■ **WRITTEN TASK**: Find the lines with "this" in them and copy them out.

■ **SUPPLIED RECORDS**:

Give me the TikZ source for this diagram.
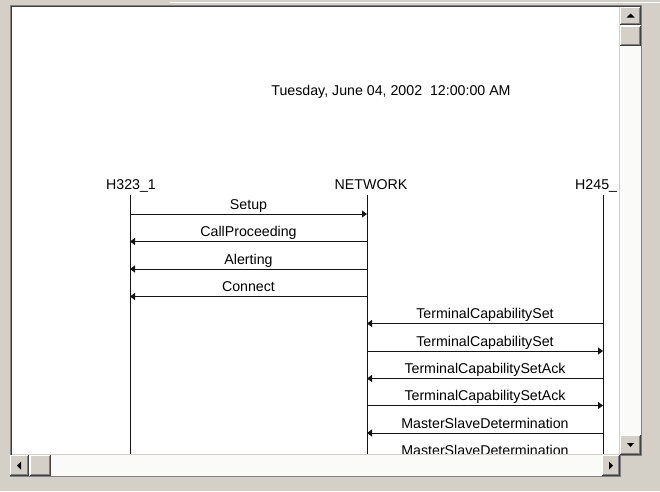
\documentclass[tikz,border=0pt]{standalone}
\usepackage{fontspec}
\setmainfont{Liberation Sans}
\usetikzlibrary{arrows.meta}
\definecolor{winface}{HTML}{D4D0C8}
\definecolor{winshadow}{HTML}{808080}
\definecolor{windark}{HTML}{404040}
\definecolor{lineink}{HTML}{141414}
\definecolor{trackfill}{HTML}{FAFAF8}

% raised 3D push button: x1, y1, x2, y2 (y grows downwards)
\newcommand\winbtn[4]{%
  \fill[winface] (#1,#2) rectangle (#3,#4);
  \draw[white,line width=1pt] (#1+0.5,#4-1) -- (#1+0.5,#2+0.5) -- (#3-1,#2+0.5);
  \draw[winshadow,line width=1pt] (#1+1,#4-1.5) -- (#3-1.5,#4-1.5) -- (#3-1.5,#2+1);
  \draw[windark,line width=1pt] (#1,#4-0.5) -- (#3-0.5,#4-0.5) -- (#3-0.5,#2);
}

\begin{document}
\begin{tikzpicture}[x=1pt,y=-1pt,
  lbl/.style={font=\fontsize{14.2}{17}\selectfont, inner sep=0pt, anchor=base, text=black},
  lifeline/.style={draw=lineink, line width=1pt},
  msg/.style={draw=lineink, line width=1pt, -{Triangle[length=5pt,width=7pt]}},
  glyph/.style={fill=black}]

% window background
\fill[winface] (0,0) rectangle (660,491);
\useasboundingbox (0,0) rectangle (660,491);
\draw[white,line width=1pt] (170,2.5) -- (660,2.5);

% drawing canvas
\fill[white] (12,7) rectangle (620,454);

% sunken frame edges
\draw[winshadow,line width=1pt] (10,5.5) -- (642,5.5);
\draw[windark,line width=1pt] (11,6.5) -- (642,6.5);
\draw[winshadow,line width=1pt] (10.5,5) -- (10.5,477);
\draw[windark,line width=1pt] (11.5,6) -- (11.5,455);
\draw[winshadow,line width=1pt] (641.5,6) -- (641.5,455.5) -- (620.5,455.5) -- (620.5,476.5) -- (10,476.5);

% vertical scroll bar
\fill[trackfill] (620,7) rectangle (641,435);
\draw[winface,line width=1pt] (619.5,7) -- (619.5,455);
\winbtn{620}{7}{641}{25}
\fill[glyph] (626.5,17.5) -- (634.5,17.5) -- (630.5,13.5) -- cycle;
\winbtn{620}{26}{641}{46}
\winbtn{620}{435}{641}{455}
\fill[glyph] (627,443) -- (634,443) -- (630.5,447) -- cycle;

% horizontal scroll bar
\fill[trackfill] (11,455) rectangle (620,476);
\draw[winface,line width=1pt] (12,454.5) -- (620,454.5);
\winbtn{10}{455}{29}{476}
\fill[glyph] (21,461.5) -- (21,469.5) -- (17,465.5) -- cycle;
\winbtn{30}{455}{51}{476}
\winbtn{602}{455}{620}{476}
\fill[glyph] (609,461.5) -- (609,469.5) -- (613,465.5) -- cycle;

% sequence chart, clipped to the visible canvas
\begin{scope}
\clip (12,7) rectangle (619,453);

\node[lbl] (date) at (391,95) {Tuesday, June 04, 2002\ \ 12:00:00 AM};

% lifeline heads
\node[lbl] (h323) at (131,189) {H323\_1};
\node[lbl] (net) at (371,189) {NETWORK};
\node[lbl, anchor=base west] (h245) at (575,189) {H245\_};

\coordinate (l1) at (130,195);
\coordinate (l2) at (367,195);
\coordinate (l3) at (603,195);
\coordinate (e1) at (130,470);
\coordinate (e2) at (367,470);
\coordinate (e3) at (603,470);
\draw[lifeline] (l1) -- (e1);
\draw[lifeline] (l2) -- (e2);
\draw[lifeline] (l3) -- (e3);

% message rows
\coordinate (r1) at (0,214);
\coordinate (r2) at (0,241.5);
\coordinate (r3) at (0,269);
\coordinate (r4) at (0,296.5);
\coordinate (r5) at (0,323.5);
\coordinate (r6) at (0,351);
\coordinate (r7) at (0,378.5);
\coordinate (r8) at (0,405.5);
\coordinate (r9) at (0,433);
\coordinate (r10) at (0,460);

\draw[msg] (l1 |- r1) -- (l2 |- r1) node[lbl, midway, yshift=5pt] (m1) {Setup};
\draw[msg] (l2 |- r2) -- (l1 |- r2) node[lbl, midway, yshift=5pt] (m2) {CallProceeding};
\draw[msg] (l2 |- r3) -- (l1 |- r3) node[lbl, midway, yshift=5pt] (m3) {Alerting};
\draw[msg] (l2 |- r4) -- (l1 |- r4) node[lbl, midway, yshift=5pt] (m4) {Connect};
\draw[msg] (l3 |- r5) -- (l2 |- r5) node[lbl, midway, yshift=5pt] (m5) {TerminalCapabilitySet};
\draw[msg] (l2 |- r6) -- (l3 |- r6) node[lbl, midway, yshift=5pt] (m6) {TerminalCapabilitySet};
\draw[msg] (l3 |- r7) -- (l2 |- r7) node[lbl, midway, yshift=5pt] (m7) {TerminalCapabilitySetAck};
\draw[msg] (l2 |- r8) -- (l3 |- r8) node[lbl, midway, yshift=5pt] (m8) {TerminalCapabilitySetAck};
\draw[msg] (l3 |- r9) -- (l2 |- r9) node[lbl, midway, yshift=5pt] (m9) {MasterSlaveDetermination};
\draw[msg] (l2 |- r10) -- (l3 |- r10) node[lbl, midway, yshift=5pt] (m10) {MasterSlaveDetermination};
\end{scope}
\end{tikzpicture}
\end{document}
...
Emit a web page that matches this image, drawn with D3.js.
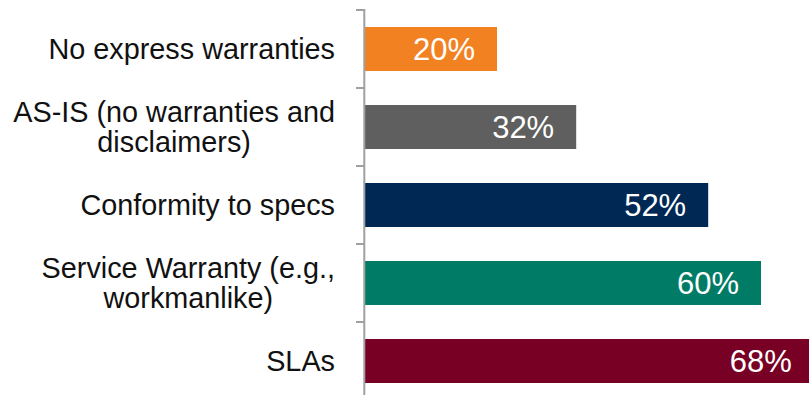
==
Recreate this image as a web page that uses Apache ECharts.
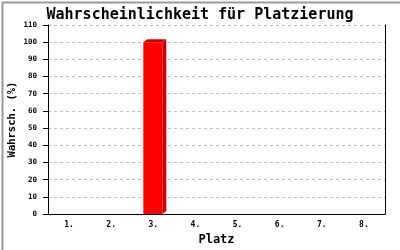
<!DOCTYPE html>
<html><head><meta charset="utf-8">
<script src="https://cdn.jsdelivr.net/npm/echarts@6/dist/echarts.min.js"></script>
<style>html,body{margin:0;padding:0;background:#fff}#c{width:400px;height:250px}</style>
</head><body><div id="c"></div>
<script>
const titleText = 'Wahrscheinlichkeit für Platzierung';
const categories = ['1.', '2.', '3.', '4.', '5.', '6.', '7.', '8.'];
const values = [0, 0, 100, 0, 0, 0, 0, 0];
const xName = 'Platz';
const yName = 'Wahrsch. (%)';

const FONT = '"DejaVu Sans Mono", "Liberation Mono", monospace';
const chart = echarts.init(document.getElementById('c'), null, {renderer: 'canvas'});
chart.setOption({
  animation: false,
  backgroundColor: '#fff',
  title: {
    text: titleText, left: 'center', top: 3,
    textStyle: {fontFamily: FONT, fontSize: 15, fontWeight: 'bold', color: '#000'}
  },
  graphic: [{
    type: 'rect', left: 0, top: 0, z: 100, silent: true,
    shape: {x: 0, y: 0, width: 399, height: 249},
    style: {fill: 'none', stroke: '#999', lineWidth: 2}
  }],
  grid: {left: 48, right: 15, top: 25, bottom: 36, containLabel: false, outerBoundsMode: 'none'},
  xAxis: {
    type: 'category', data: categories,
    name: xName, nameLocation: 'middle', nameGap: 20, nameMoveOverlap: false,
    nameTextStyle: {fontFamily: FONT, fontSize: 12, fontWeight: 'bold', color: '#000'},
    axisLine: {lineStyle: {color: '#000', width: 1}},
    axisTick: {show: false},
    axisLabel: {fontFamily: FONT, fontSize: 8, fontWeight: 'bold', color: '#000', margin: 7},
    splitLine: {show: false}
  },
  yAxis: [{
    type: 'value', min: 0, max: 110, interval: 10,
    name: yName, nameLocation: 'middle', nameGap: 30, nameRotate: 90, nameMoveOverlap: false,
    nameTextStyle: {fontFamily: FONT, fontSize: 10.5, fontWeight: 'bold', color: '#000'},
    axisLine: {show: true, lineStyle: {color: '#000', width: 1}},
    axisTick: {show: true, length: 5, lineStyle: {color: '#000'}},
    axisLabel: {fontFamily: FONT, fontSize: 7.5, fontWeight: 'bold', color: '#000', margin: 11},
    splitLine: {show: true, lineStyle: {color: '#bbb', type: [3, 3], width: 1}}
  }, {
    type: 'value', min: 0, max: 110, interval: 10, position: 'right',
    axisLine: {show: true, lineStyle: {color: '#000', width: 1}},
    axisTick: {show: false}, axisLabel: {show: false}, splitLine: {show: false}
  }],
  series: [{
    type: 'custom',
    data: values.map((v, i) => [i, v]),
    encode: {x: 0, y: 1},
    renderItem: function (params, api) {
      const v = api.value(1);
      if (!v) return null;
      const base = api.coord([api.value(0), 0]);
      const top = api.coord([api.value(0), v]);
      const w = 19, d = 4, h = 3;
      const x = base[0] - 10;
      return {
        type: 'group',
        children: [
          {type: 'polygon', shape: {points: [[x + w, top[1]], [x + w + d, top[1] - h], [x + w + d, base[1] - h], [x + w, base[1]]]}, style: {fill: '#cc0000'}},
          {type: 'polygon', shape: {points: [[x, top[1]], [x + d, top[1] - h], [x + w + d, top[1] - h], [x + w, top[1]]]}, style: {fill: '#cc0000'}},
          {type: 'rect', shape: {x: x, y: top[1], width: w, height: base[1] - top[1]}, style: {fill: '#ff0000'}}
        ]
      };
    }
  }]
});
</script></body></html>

■ **RESULT OF THE TASK**:
Give me the TikZ source for this diagram.
Emit a web page that matches this image, drawn with D3.js.
Recreate this image as a web page that uses Apache ECharts.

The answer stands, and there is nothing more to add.